As a digital marketing agency, I find it useful in so many ways. Typically at the end of every website project, I will create a custom training video that showcases how to make each and every change on the client’s new website. This video provides the client three things:
- Training they can watch when their time allows.
- A historical record of how to use their new website.
- This is especially useful as companies often have people coming and going. Having a recorded training video means when people leave, the only organizational knowledge of making website updates doesn’t leave with them.
- An inexpensive training method.
- So many agencies want to do on-site training (which is time consuming and expensive). Sometimes these costs are not listed as a separate line item but are a big reason a new website costs $30k+. Or worse, only very limited training is included because the agency wants to make all of the changes for your company, no matter how easy, while billing you at an hourly rate.
Besides training, it is also useful for education. One of the things I have done in the past and plan to continue to do is digital marketing tips and tricks videos. From Google Webmaster Tools education videos to webinars, Camtasia makes things easy.
Finally, as a proposal-sender, I have decided to begin trying something new in 2015. Instead of simply sending along a 6 page project proposal, I create a 3-5 minute video reviewing the proposal and send it along as well. It gives me the opportunity to:
- Inform the prospect of the thought process for including certain items.

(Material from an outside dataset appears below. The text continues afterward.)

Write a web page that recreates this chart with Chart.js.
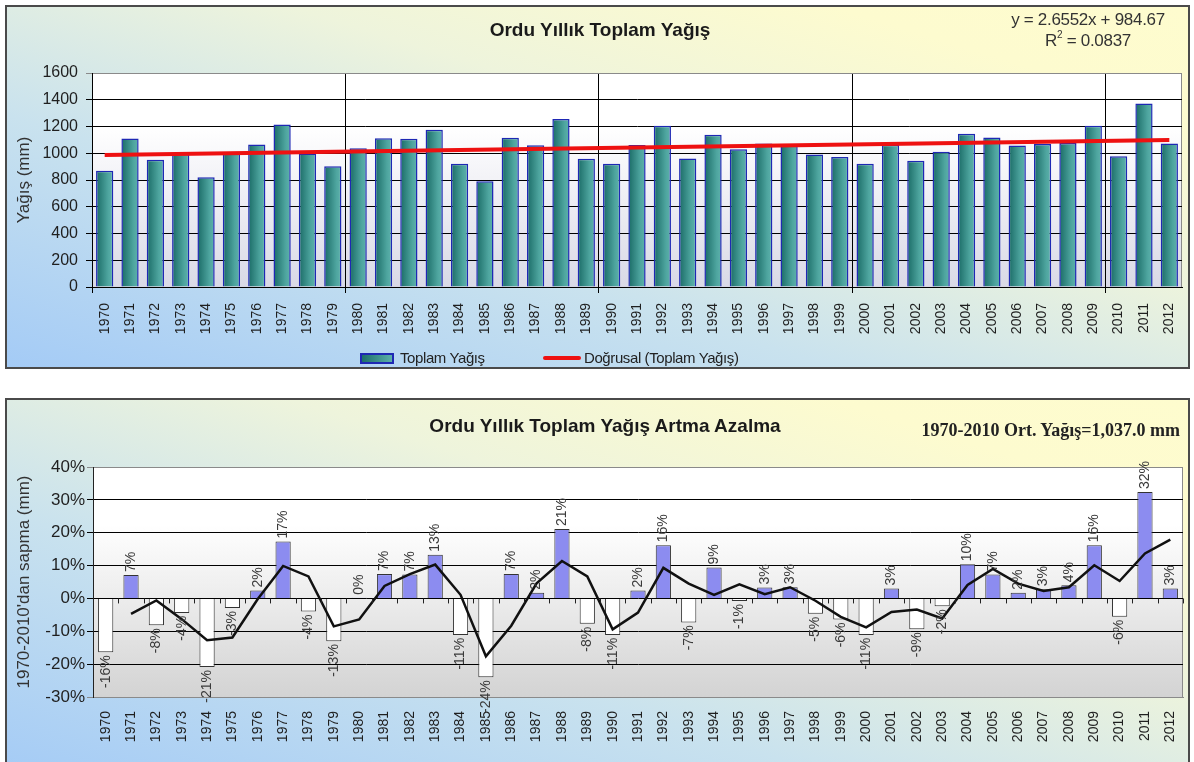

- Sum up the proposal without making them read each and every word.
- Get in front of the prospect, at least virtually, one more time.
In most cases, I would prefer to have a phone call to review a proposal. However, my prospects are busy and I want to be very sensitive to their time commitments. A video gives me the opportunity to review a proposal without making them carve out even more time from their busy days for me.
If you are in a business that has a need to educate, train, or sell to a prospect or client, you may want to think about using a screen recording software. And if you, like me, aren’t a video editing genius, Camtasia seems to be as easy as they come.